▶ DATA PROVIDED:
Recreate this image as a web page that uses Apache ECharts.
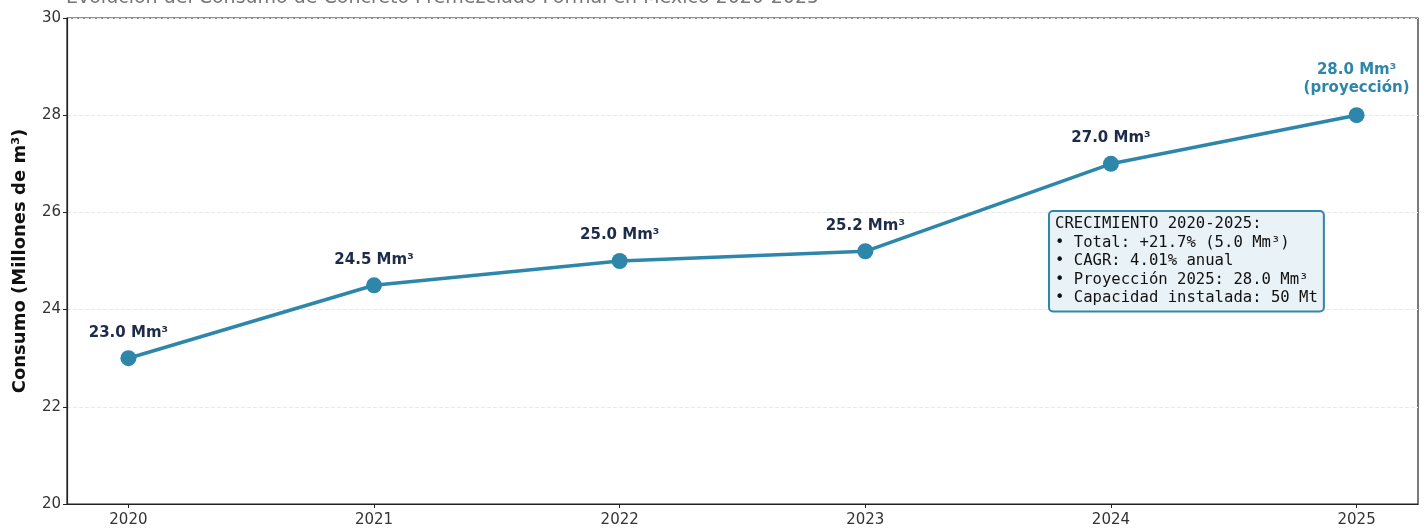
<!DOCTYPE html>
<html><head><meta charset="utf-8">
<script src="https://cdn.jsdelivr.net/npm/echarts@6/dist/echarts.min.js"></script>
<style>html,body{margin:0;padding:0;background:#fff}#c{width:1424px;height:531px}</style>
</head><body><div id="c"></div>
<script>
const years = [2020, 2021, 2022, 2023, 2024, 2025];
const consumo = [23.0, 24.5, 25.0, 25.2, 27.0, 28.0];
const pointLabels = ['23.0 Mm³', '24.5 Mm³', '25.0 Mm³', '25.2 Mm³', '27.0 Mm³', '28.0 Mm³\n(proyección)'];
const yTicks = [20, 22, 24, 26, 28, 30];
const titleText = 'Evolución del Consumo de Concreto Premezclado Formal en México 2020-2025';
const boxLines = ['CRECIMIENTO 2020-2025:', '• Total: +21.7% (5.0 Mm³)', '• CAGR: 4.01% anual', '• Proyección 2025: 28.0 Mm³', '• Capacidad instalada: 50 Mt'];

const LINE = '#2E86AB';
const chart = echarts.init(document.getElementById('c'));
chart.setOption({
  animation: false,
  textStyle: { fontFamily: 'DejaVu Sans' },
  grid: { left: 67, right: 6, top: 18, bottom: 27, show: true, borderColor: '#222', borderWidth: 1.2, backgroundColor: 'transparent' },
  xAxis: {
    type: 'value', min: 2019.75, max: 2025.25,
    axisLine: { show: true, onZero: false, lineStyle: { color: '#222', width: 1.2 } },
    axisTick: { show: true, length: 4, lineStyle: { color: '#222' }, customValues: years },
    axisLabel: { color: '#333', fontSize: 15, margin: 9, customValues: years, formatter: v => String(v) },
    splitLine: { show: false }
  },
  yAxis: {
    type: 'value', min: yTicks[0], max: yTicks[yTicks.length - 1], interval: 2,
    name: 'Consumo (Millones de m³)', nameLocation: 'middle', nameGap: 38,
    nameTextStyle: { fontSize: 18, fontWeight: 'bold', color: '#111' },
    axisLine: { show: true, lineStyle: { color: '#222', width: 1.2 } },
    axisTick: { show: true, length: 4, lineStyle: { color: '#222' } },
    axisLabel: { color: '#333', fontSize: 15, margin: 6 },
    splitLine: { show: true, lineStyle: { color: '#e8e8e8', type: 'dashed', width: 1 } }
  },
  series: [{
    type: 'line',
    data: years.map((y, i) => i === years.length - 1
      ? { value: [y, consumo[i]], label: { color: LINE, lineHeight: 18 } }
      : [y, consumo[i]]),
    symbol: 'circle', symbolSize: 16,
    lineStyle: { color: LINE, width: 3.5 },
    itemStyle: { color: LINE },
    label: {
      show: true, position: 'top', distance: 10,
      fontSize: 15, fontWeight: 'bold', color: '#1d2b4a',
      formatter: p => pointLabels[p.dataIndex]
    },
    emphasis: { disabled: true }
  }],
  graphic: [{
    type: 'text', x: 66, y: -11, z: 100,
    style: { text: titleText, font: '19px "DejaVu Sans"', fill: '#777', verticalAlign: 'top', align: 'left' }
  }, {
    type: 'text', left: 1048, top: 210, z: 100,
    style: {
      text: boxLines.join('\n'),
      font: '15.6px "DejaVu Sans Mono"', fill: '#111', lineHeight: 18.5,
      backgroundColor: '#e9f2f6', borderColor: LINE, borderWidth: 2, borderRadius: 3,
      padding: [3, 5, 3, 5]
    }
  }]
});
</script></body></html>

▶ WHAT IS NEEDED: Copy out all of the material exactly as written, without its pictures.

▶ WORKED SOLUTION:
Recreate this image as a web page that uses Apache ECharts.
<!DOCTYPE html>
<html><head><meta charset="utf-8">
<script src="https://cdn.jsdelivr.net/npm/echarts@6/dist/echarts.min.js"></script>
<style>html,body{margin:0;padding:0;background:#fff}#c{width:1424px;height:531px}</style>
</head><body><div id="c"></div>
<script>
const years = [2020, 2021, 2022, 2023, 2024, 2025];
const consumo = [23.0, 24.5, 25.0, 25.2, 27.0, 28.0];
const pointLabels = ['23.0 Mm³', '24.5 Mm³', '25.0 Mm³', '25.2 Mm³', '27.0 Mm³', '28.0 Mm³\n(proyección)'];
const yTicks = [20, 22, 24, 26, 28, 30];
const titleText = 'Evolución del Consumo de Concreto Premezclado Formal en México 2020-2025';
const boxLines = ['CRECIMIENTO 2020-2025:', '• Total: +21.7% (5.0 Mm³)', '• CAGR: 4.01% anual', '• Proyección 2025: 28.0 Mm³', '• Capacidad instalada: 50 Mt'];

const LINE = '#2E86AB';
const chart = echarts.init(document.getElementById('c'));
chart.setOption({
  animation: false,
  textStyle: { fontFamily: 'DejaVu Sans' },
  grid: { left: 67, right: 6, top: 18, bottom: 27, show: true, borderColor: '#222', borderWidth: 1.2, backgroundColor: 'transparent' },
  xAxis: {
    type: 'value', min: 2019.75, max: 2025.25,
    axisLine: { show: true, onZero: false, lineStyle: { color: '#222', width: 1.2 } },
    axisTick: { show: true, length: 4, lineStyle: { color: '#222' }, customValues: years },
    axisLabel: { color: '#333', fontSize: 15, margin: 9, customValues: years, formatter: v => String(v) },
    splitLine: { show: false }
  },
  yAxis: {
    type: 'value', min: yTicks[0], max: yTicks[yTicks.length - 1], interval: 2,
    name: 'Consumo (Millones de m³)', nameLocation: 'middle', nameGap: 38,
    nameTextStyle: { fontSize: 18, fontWeight: 'bold', color: '#111' },
    axisLine: { show: true, lineStyle: { color: '#222', width: 1.2 } },
    axisTick: { show: true, length: 4, lineStyle: { color: '#222' } },
    axisLabel: { color: '#333', fontSize: 15, margin: 6 },
    splitLine: { show: true, lineStyle: { color: '#e8e8e8', type: 'dashed', width: 1 } }
  },
  series: [{
    type: 'line',
    data: years.map((y, i) => i === years.length - 1
      ? { value: [y, consumo[i]], label: { color: LINE, lineHeight: 18 } }
      : [y, consumo[i]]),
    symbol: 'circle', symbolSize: 16,
    lineStyle: { color: LINE, width: 3.5 },
    itemStyle: { color: LINE },
    label: {
      show: true, position: 'top', distance: 10,
      fontSize: 15, fontWeight: 'bold', color: '#1d2b4a',
      formatter: p => pointLabels[p.dataIndex]
    },
    emphasis: { disabled: true }
  }],
  graphic: [{
    type: 'text', x: 66, y: -11, z: 100,
    style: { text: titleText, font: '19px "DejaVu Sans"', fill: '#777', verticalAlign: 'top', align: 'left' }
  }, {
    type: 'text', left: 1048, top: 210, z: 100,
    style: {
      text: boxLines.join('\n'),
      font: '15.6px "DejaVu Sans Mono"', fill: '#111', lineHeight: 18.5,
      backgroundColor: '#e9f2f6', borderColor: LINE, borderWidth: 2, borderRadius: 3,
      padding: [3, 5, 3, 5]
    }
  }]
});
</script></body></html>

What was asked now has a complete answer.